WRITTEN INSTRUCTION:
Retype the lines beneath this one, from the first through the line containing "const y = d3.scaleLinear().domain(y_breaks).range(y_break_px);". Pictures are left out.

DATASET CONTENT:
————————

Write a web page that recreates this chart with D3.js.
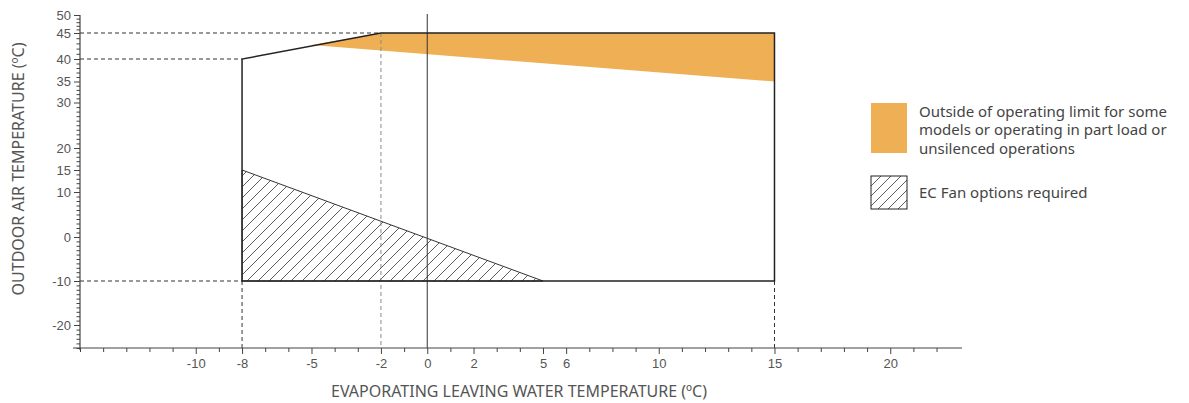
<!DOCTYPE html>
<html>
<head>
<meta charset="utf-8">
<script src="https://cdn.jsdelivr.net/npm/d3@7"></script>
<style>
  body { margin: 0; background: #fff; }
  svg { display: block; font-family: "Noto Sans", "Open Sans", sans-serif; }
  .tick-label { fill: #555; font-size: 13px; }
  .axis-title { fill: #555; font-size: 16px; }
  .legend-text { fill: #444; font-size: 15px; }
</style>
</head>
<body>
<svg id="chart" width="1189" height="403"></svg>
<script>
// y axis of the original is hand-drawn, so keep its break points
const y_breaks = [-25, -20, -10, 0, 10, 15, 20, 30, 35, 40, 45, 50];
const y_break_px = [348, 325, 281, 237, 192, 170, 148, 102.5, 81.5, 59, 33, 15];
const y_labels = [50, 45, 40, 35, 30, 20, 15, 10, 0, -10, -20];
const x_labels = [-10, -8, -5, -2, 0, 2, 5, 6, 10, 15, 20];

// operating envelope (water temp, air temp)
const envelope = [[-8, -10], [-8, 40], [-2, 45], [15, 45], [15, -10]];
// part-load / unsilenced zone
const orange_zone = [[-5, 42.7], [-2, 45], [15, 45], [15, 35]];
// EC fan zone
const hatch_zone = [[-8, 15], [-8, -10], [5, -10]];

const legend_items = [
  {kind: "fill", lines: ["Outside of operating limit for some", "models or operating in part load or", "unsilenced operations"]},
  {kind: "hatch", lines: ["EC Fan options required"]}
];

const svg = d3.select("#chart");

const x = d3.scaleLinear().domain([-15, 23.1]).range([80, 962]);
const y = d3.scaleLinear().domain(y_breaks).range(y_break_px);

const defs = svg.append("defs");
function add_hatch(id, gap) {
  defs.append("pattern")
      .attr("id", id)
      .attr("patternUnits", "userSpaceOnUse")
      .attr("width", gap)
      .attr("height", gap)
    .append("path")
      .attr("d", `M${-gap/2},${gap/2} L${gap/2},${-gap/2} M0,${gap} L${gap},0 M${gap/2},${gap*1.5} L${gap*1.5},${gap/2}`)
      .attr("stroke", "#333")
      .attr("stroke-width", 0.8);
}
add_hatch("hatch", 11);
add_hatch("hatch-legend", 10);

const line = d3.line().x(d => x(d[0])).y(d => y(d[1]));
const plain = d => String(d);   // hyphen minus like the original

// zones
svg.append("path")
    .attr("d", line(orange_zone) + "Z")
    .attr("fill", "#EFB055");
svg.append("path")
    .attr("d", line(hatch_zone) + "Z")
    .attr("fill", "url(#hatch)")
    .attr("stroke", "#333")
    .attr("stroke-width", 1);

// dashed guide lines
const guides = svg.append("g")
    .attr("fill", "none")
    .attr("stroke-dasharray", "4,3")
    .attr("stroke-width", 1);
guides.append("line")
    .attr("x1", x(-15)).attr("x2", x(-2))
    .attr("y1", y(45)).attr("y2", y(45))
    .attr("stroke", "#333");
guides.append("line")
    .attr("x1", x(-15)).attr("x2", x(-8))
    .attr("y1", y(40)).attr("y2", y(40))
    .attr("stroke", "#333");
guides.append("line")
    .attr("x1", x(-15)).attr("x2", x(-8))
    .attr("y1", y(-10)).attr("y2", y(-10))
    .attr("stroke", "#333");
guides.append("line")
    .attr("x1", x(-2)).attr("x2", x(-2))
    .attr("y1", y(45)).attr("y2", y(-25))
    .attr("stroke", "#888");
[-8, 15].forEach(v => {
  guides.append("line")
      .attr("x1", x(v)).attr("x2", x(v))
      .attr("y1", y(-10)).attr("y2", y(-25))
      .attr("stroke", "#333");
});

// zero line
svg.append("line")
    .attr("x1", x(0)).attr("x2", x(0))
    .attr("y1", y(50) - 1).attr("y2", y(-25))
    .attr("stroke", "#333")
    .attr("stroke-width", 1);

// envelope outline
svg.append("path")
    .attr("d", line(envelope) + "Z")
    .attr("fill", "none")
    .attr("stroke", "#222")
    .attr("stroke-width", 1.5)
    .attr("stroke-linejoin", "miter");

// y axis
const y_minor = d3.range(-25, 51).filter(v => !y_labels.includes(v));
const y_axis_minor = d3.axisLeft(y).tickValues(y_minor).tickSize(3.5).tickFormat("");
const y_axis_major = d3.axisLeft(y).tickValues(y_labels).tickSize(6).tickPadding(3).tickFormat(plain);
svg.append("g")
    .attr("transform", `translate(${x(-15)},0)`)
    .call(y_axis_minor)
    .call(g => g.select(".domain").remove())
    .call(g => g.selectAll("line").attr("stroke", "#444"));
svg.append("g")
    .attr("transform", `translate(${x(-15)},0)`)
    .call(y_axis_major)
    .call(g => g.select(".domain").remove())
    .call(g => g.selectAll("line").attr("stroke", "#444"))
    .call(g => g.selectAll("text").attr("class", "tick-label").attr("font-family", null).attr("font-size", null).attr("fill", null));
svg.append("line")
    .attr("x1", x(-15)).attr("x2", x(-15))
    .attr("y1", y(50)).attr("y2", y(-25) + 2)
    .attr("stroke", "#444").attr("stroke-width", 1.2);

// x axis
const x_minor = d3.range(-15, 23).filter(v => !x_labels.includes(v));
const x_axis_minor = d3.axisBottom(x).tickValues(x_minor).tickSize(4).tickFormat("");
const x_axis_major = d3.axisBottom(x).tickValues(x_labels).tickSize(6).tickPadding(5).tickFormat(plain);
svg.append("g")
    .attr("transform", `translate(0,${y(-25)})`)
    .call(x_axis_minor)
    .call(g => g.select(".domain").remove())
    .call(g => g.selectAll("line").attr("stroke", "#444"));
svg.append("g")
    .attr("transform", `translate(0,${y(-25)})`)
    .call(x_axis_major)
    .call(g => g.select(".domain").remove())
    .call(g => g.selectAll("line").attr("stroke", "#444"))
    .call(g => g.selectAll("text").attr("class", "tick-label").attr("font-family", null).attr("font-size", null).attr("fill", null));
svg.append("line")
    .attr("x1", 73).attr("x2", 962)
    .attr("y1", y(-25)).attr("y2", y(-25))
    .attr("stroke", "#444").attr("stroke-width", 1.2);

// axis titles
svg.append("text")
    .attr("class", "axis-title")
    .attr("transform", `translate(24,169) rotate(-90)`)
    .attr("text-anchor", "middle")
    .text("OUTDOOR AIR TEMPERATURE (ºC)");
svg.append("text")
    .attr("class", "axis-title")
    .attr("x", 519)
    .attr("y", 397)
    .attr("text-anchor", "middle")
    .text("EVAPORATING LEAVING WATER TEMPERATURE (ºC)");

// legend
const legend = svg.append("g").attr("transform", "translate(871,103)");
legend_items.forEach((item, i) => {
  const g = legend.append("g").attr("transform", `translate(0,${i === 0 ? 0 : 73})`);
  if (item.kind === "fill") {
    g.append("rect").attr("width", 36).attr("height", 50).attr("fill", "#EFB055");
  } else {
    g.append("rect").attr("width", 36).attr("height", 33)
        .attr("fill", "url(#hatch-legend)")
        .attr("stroke", "#222").attr("stroke-width", 1);
  }
  const first = item.kind === "fill" ? 14 : 22;
  g.selectAll("text")
    .data(item.lines)
    .join("text")
      .attr("class", "legend-text")
      .attr("x", 48)
      .attr("y", (d, j) => first + j * 18.3)
      .text(d => d);
});
</script>
</body>
</html>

————————

RESPONSE:
Write a web page that recreates this chart with D3.js.
<!DOCTYPE html>
<html>
<head>
<meta charset="utf-8">
<script src="https://cdn.jsdelivr.net/npm/d3@7"></script>
<style>
  body { margin: 0; background: #fff; }
  svg { display: block; font-family: "Noto Sans", "Open Sans", sans-serif; }
  .tick-label { fill: #555; font-size: 13px; }
  .axis-title { fill: #555; font-size: 16px; }
  .legend-text { fill: #444; font-size: 15px; }
</style>
</head>
<body>
<svg id="chart" width="1189" height="403"></svg>
<script>
// y axis of the original is hand-drawn, so keep its break points
const y_breaks = [-25, -20, -10, 0, 10, 15, 20, 30, 35, 40, 45, 50];
const y_break_px = [348, 325, 281, 237, 192, 170, 148, 102.5, 81.5, 59, 33, 15];
const y_labels = [50, 45, 40, 35, 30, 20, 15, 10, 0, -10, -20];
const x_labels = [-10, -8, -5, -2, 0, 2, 5, 6, 10, 15, 20];

// operating envelope (water temp, air temp)
const envelope = [[-8, -10], [-8, 40], [-2, 45], [15, 45], [15, -10]];
// part-load / unsilenced zone
const orange_zone = [[-5, 42.7], [-2, 45], [15, 45], [15, 35]];
// EC fan zone
const hatch_zone = [[-8, 15], [-8, -10], [5, -10]];

const legend_items = [
  {kind: "fill", lines: ["Outside of operating limit for some", "models or operating in part load or", "unsilenced operations"]},
  {kind: "hatch", lines: ["EC Fan options required"]}
];

const svg = d3.select("#chart");

const x = d3.scaleLinear().domain([-15, 23.1]).range([80, 962]);
const y = d3.scaleLinear().domain(y_breaks).range(y_break_px);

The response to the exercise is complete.